Says Kate Ashbrook, our general secretary: ‘This is excellent news and we hope that government will act on this recommendation. More than ever in these times of austerity we need Natural England to champion the cause of the countryside—and it cannot do this while cocooned in Defra.’

The committee was also concerned that, while Natural England has done a splendid job in developing and creating the England Coast Path, Defra has not allocated funding for the long-term maintenance of this path, nor of the 13 national trails in England.

It goes on to recommend that the government should include payments for maintenance and enhancement of public access within the new system of public funding post-Brexit.

The committee also recommends that Natural England should have sufficient resources to deliver against all the element of its general purpose, which include the promotion of public access, and that, with greater resources, Natural England should prioritise public access.

Comments Kate: ‘This chimes with our evidence. We said that: “We do not feel that, 11 years on, access and wildlife have been integrated throughout Natural England—instead, access appears to have been side-lined”. We called for greater integration of access, wildlife and landscape conservation, throughout Natural England.

We pointed out that, while Natural England’s conservation strategy for the 21st century, Conservation 21, has as one of its three guiding principles ‘putting people at the heart of the environment’, we have seen no evidence of how this is being achieved.

‘We also highlighted Natural England’s important role, post Brexit, in ensuring that public funding for agriculture is directed to securing public benefit in particular through the provision of public access. It is pleasing that the Lords Committee agrees.

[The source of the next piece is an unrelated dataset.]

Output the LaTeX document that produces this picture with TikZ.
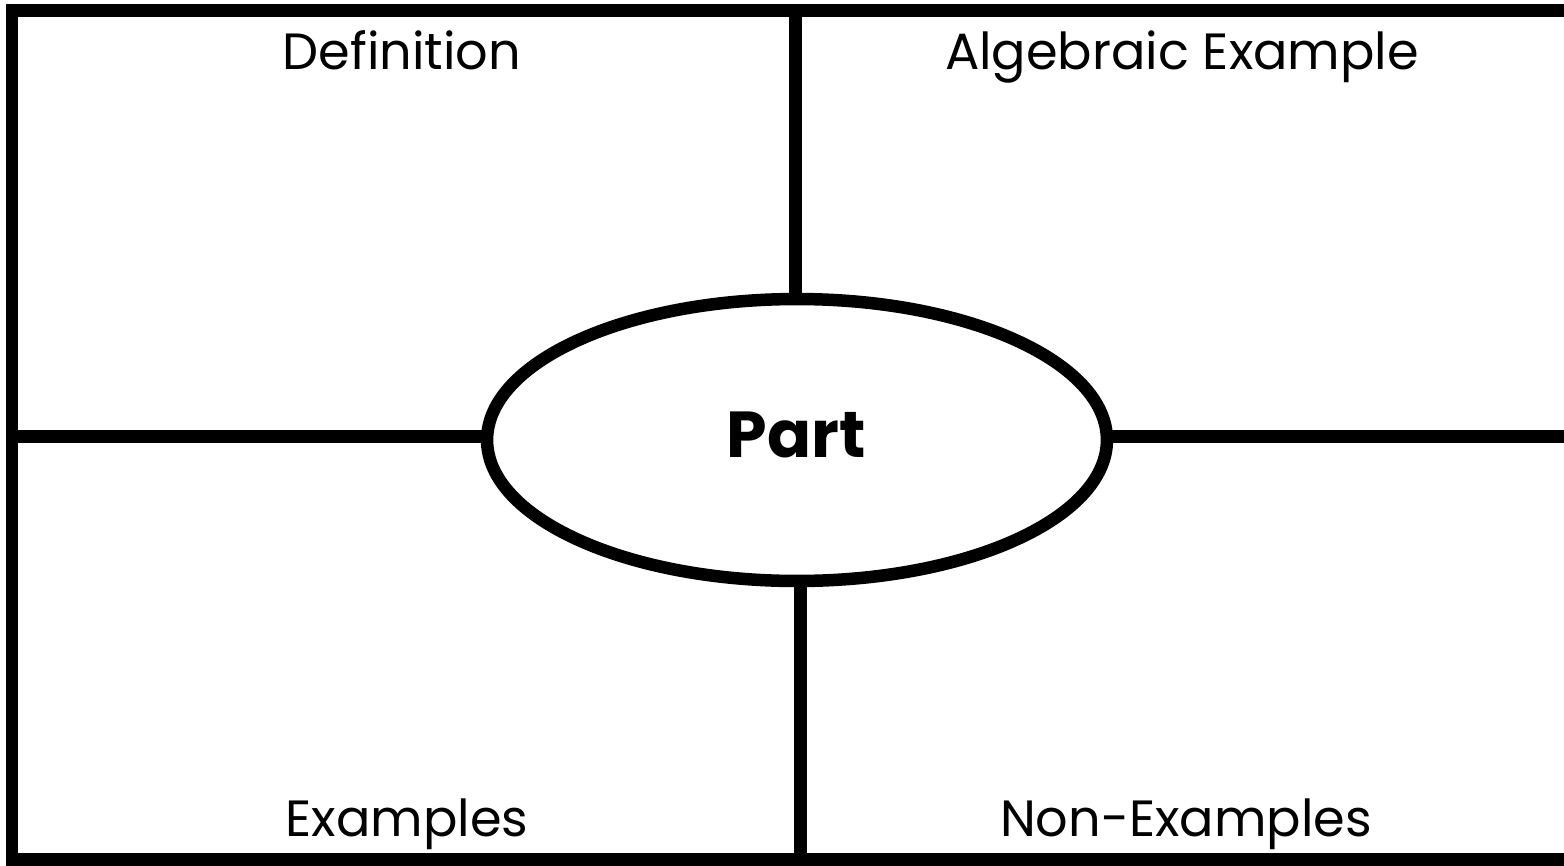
\documentclass[tikz,border=0pt]{standalone}
\usepackage{fontspec}
\setmainfont{Poppins}
\usetikzlibrary{shapes.geometric}
\tikzset{
  frame/.style={line width=0.26cm, line cap=rect},
  bar/.style={line width=0.26cm},
  label/.style={anchor=base, inner sep=0pt, font=\fontsize{29}{34}\selectfont},
  centre/.style={draw, ellipse, line width=0.25cm, minimum width=12.4cm, minimum height=5.64cm, inner sep=0pt, outer sep=0pt}
}
\begin{document}
\begin{tikzpicture}[x=0.02cm, y=-0.02cm]
\useasboundingbox (0,0) rectangle (1564,865);
% frame corners
\coordinate (tl) at (12,11);
\coordinate (tr) at (1570,11);
\coordinate (bl) at (12,859);
\coordinate (br) at (1570,859);
\draw[frame] (tr) -- (tl) -- (bl) -- (br);
% central oval
\node[centre] (part) at (797,440) {};
\node[anchor=base, inner sep=0pt, font=\fontsize{37}{44}\selectfont\bfseries] (parttext) at (796,457) {Part};
% dividing lines
\coordinate (ml) at (12,436);
\coordinate (mr) at (1570,436);
\coordinate (mt) at (795,11);
\coordinate (mb) at (800,859);
\draw[bar] (ml) -- (ml -| part.west);
\draw[bar] (part.east |- mr) -- (mr);
\draw[bar] (mt) -- (mt |- part.north);
\draw[bar] (mb |- part.south) -- (mb);
% labels
\node[label] (def) at (402,70) {Definition};
\node[label] (alg) at (1182,70) {Algebraic Example};
\node[label] (ex) at (407,836) {Examples};
\node[label] (nex) at (1186,836) {Non-Examples};
\end{tikzpicture}
\end{document}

‘Now we need government urgently to endorse the recommendations and to act on them. We shall be pressing it to do so,’ Kate concludes.

The government has published a consultation paper on the agriculture bill, and the Open Spaces Society has joined with the British Horse Society, British Mountaineering Council, Cycling UK and Ramblers in promoting a petition so that people can support the inclusion in the agriculture bill of measures to protect and improve public access.